In its first year, the space has focused mostly on building a community of 20-something programmers and other digital natives willing to move to this village. Swarovski plans to invest eventually in some of the start-ups, as well as to run its own tech programs. Such so-called corporate incubators have become popular during the recent tech boom, as traditional companies have looked for ways to tap into new ideas before they upend their industries.

So far, few partnerships have resulted. The Fraunhofer Society, a German foundation that has turned scientific projects into business ideas, opened a three-person office here in September, but much of the refurbished factory remains empty.

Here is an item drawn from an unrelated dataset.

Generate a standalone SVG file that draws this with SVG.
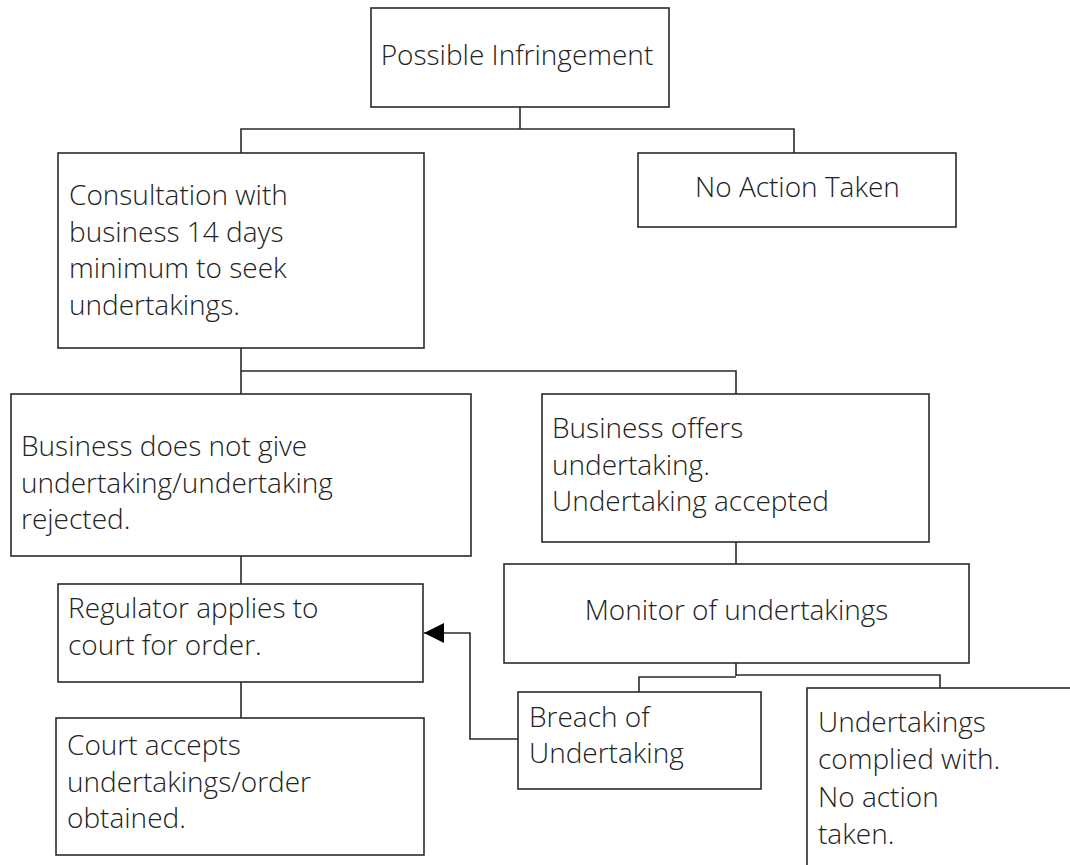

For Lukas Kinigadner, a Wattens native who once worked at the Swarovski factory, the company’s willingness to be more collaborative is a change from his childhood, when there were few job opportunities beyond crystal making. Today, Mr. Kinigadner, 32, is running his own text-recognition start-up, Anyline, which he began in 2013 and which now employs 23 people in the Swarovski co-working space and in Vienna.

He decided to set up shop here, he said, partly because of his local roots — but also because the rent is so much more affordable than in the city. “When we started out, it would have been impossible to do it from here,” he said.

In February, his start-up received more than $200,000 in investments from a separate Swarovski family fund.  He said: “People now recognize that something is going on here with technology.”